▸ Supplied data

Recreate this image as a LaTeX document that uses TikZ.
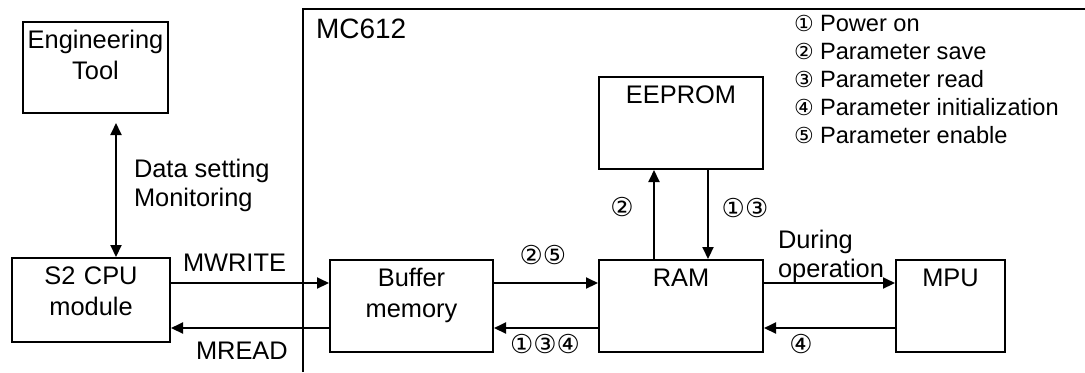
\documentclass[tikz,border=0pt]{standalone}
\usepackage{fontspec}
\setmainfont{Liberation Sans}
\newfontfamily\circfont{DejaVu Sans}
\usetikzlibrary{arrows.meta}

\newcommand{\legnum}[1]{\makebox[13pt][l]{\circfont\fontsize{11}{11}\selectfont #1}}

\tikzset{
  blk/.style={draw, inner sep=0pt, align=center, text height=13pt,
    font=\fontsize{12.7}{15.5}\selectfont},
  lbl/.style={inner sep=0pt, align=left, font=\fontsize{12.7}{14.5}\selectfont},
  num/.style={inner sep=0pt, font=\circfont\fontsize{13}{13}\selectfont},
}

\begin{document}
\begin{tikzpicture}[x=0.5pt,y=-0.5pt,line width=1pt,>={Triangle[length=6pt,width=5.5pt]}]
\useasboundingbox (0,0) rectangle (1085,372);
% ---------- MC612 frame ----------
\draw (303,372) |- (1085,9);
\node[lbl, anchor=base west, font=\fontsize{14}{14}\selectfont] (mc) at (315,38) {MC612};
% ---------- blocks ----------
\node[blk, text width=72.5pt, text depth=32.5pt] (eng) at (95.5,67.5) {Engineering\\Tool};
\node[blk, text width=79pt, text depth=29pt] (cpu) at (91,300) {S2 CPU\\module};
\node[blk, text width=81.5pt, text depth=33pt] (buf) at (411.5,306) {Buffer\\memory};
\node[blk, text width=82pt, text depth=33pt] (eep) at (681,123) {EEPROM};
\node[blk, text width=82pt, text depth=33pt] (ram) at (681,306) {RAM};
\node[blk, text width=54.5pt, text depth=33pt] (mpu) at (950.5,306) {MPU};
% ---------- rows and columns of the arrows ----------
\coordinate (hi) at (0,283);
\coordinate (lo) at (0,328);
\coordinate (up) at (654,0);
\coordinate (dn) at (708,0);
\coordinate (top) at (116,123);
% ---------- arrows ----------
\draw[<->] (top) -- (cpu.north -| top);
\draw[->] (cpu.east |- hi) -- (buf.west |- hi);
\draw[->] (buf.west |- lo) -- (cpu.east |- lo);
\draw[->] (buf.east |- hi) -- (ram.west |- hi);
\draw[->] (ram.west |- lo) -- (buf.east |- lo);
\draw[->] (ram.east |- hi) -- (mpu.west |- hi);
\draw[->] (mpu.west |- lo) -- (ram.east |- lo);
\draw[->] (ram.north -| up) -- (eep.south -| up);
\draw[->] (eep.south -| dn) -- (ram.north -| dn);
% ---------- labels ----------
\node[lbl, anchor=base west] (data) at (133,206) {Data setting\\Monitoring};
\node[lbl, anchor=base west] (mw) at (182,271) {MWRITE};
\node[lbl, anchor=base west] (mr) at (195,359) {MREAD};
\node[lbl, anchor=base west] (dur) at (777,277) {During\\operation};
\node[num] (n25) at (543,255) {②⑤};
\node[num] (n134) at (545,344) {①③④};
\node[num] (n2) at (622,207) {②};
\node[num] (n13) at (745,208) {①③};
\node[num] (n4) at (801,344) {④};
% ---------- legend ----------
\node[lbl, anchor=base west, font=\fontsize{11.8}{13.9}\selectfont] (leg) at (793,143) {%
  \legnum{①}Power on\\
  \legnum{②}Parameter save\\
  \legnum{③}Parameter read\\
  \legnum{④}Parameter initialization\\
  \legnum{⑤}Parameter enable};
\end{tikzpicture}
\end{document}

▸ Task
Quote the data above in full, leaving out the pictures it holds.

▸ Result for this exercise
Recreate this image as a LaTeX document that uses TikZ.
\documentclass[tikz,border=0pt]{standalone}
\usepackage{fontspec}
\setmainfont{Liberation Sans}
\newfontfamily\circfont{DejaVu Sans}
\usetikzlibrary{arrows.meta}

\newcommand{\legnum}[1]{\makebox[13pt][l]{\circfont\fontsize{11}{11}\selectfont #1}}

\tikzset{
  blk/.style={draw, inner sep=0pt, align=center, text height=13pt,
    font=\fontsize{12.7}{15.5}\selectfont},
  lbl/.style={inner sep=0pt, align=left, font=\fontsize{12.7}{14.5}\selectfont},
  num/.style={inner sep=0pt, font=\circfont\fontsize{13}{13}\selectfont},
}

\begin{document}
\begin{tikzpicture}[x=0.5pt,y=-0.5pt,line width=1pt,>={Triangle[length=6pt,width=5.5pt]}]
\useasboundingbox (0,0) rectangle (1085,372);
% ---------- MC612 frame ----------
\draw (303,372) |- (1085,9);
\node[lbl, anchor=base west, font=\fontsize{14}{14}\selectfont] (mc) at (315,38) {MC612};
% ---------- blocks ----------
\node[blk, text width=72.5pt, text depth=32.5pt] (eng) at (95.5,67.5) {Engineering\\Tool};
\node[blk, text width=79pt, text depth=29pt] (cpu) at (91,300) {S2 CPU\\module};
\node[blk, text width=81.5pt, text depth=33pt] (buf) at (411.5,306) {Buffer\\memory};
\node[blk, text width=82pt, text depth=33pt] (eep) at (681,123) {EEPROM};
\node[blk, text width=82pt, text depth=33pt] (ram) at (681,306) {RAM};
\node[blk, text width=54.5pt, text depth=33pt] (mpu) at (950.5,306) {MPU};
% ---------- rows and columns of the arrows ----------
\coordinate (hi) at (0,283);
\coordinate (lo) at (0,328);
\coordinate (up) at (654,0);
\coordinate (dn) at (708,0);
\coordinate (top) at (116,123);
% ---------- arrows ----------
\draw[<->] (top) -- (cpu.north -| top);
\draw[->] (cpu.east |- hi) -- (buf.west |- hi);
\draw[->] (buf.west |- lo) -- (cpu.east |- lo);
\draw[->] (buf.east |- hi) -- (ram.west |- hi);
\draw[->] (ram.west |- lo) -- (buf.east |- lo);
\draw[->] (ram.east |- hi) -- (mpu.west |- hi);
\draw[->] (mpu.west |- lo) -- (ram.east |- lo);
\draw[->] (ram.north -| up) -- (eep.south -| up);
\draw[->] (eep.south -| dn) -- (ram.north -| dn);
% ---------- labels ----------
\node[lbl, anchor=base west] (data) at (133,206) {Data setting\\Monitoring};
\node[lbl, anchor=base west] (mw) at (182,271) {MWRITE};
\node[lbl, anchor=base west] (mr) at (195,359) {MREAD};
\node[lbl, anchor=base west] (dur) at (777,277) {During\\operation};
\node[num] (n25) at (543,255) {②⑤};
\node[num] (n134) at (545,344) {①③④};
\node[num] (n2) at (622,207) {②};
\node[num] (n13) at (745,208) {①③};
\node[num] (n4) at (801,344) {④};
% ---------- legend ----------
\node[lbl, anchor=base west, font=\fontsize{11.8}{13.9}\selectfont] (leg) at (793,143) {%
  \legnum{①}Power on\\
  \legnum{②}Parameter save\\
  \legnum{③}Parameter read\\
  \legnum{④}Parameter initialization\\
  \legnum{⑤}Parameter enable};
\end{tikzpicture}
\end{document}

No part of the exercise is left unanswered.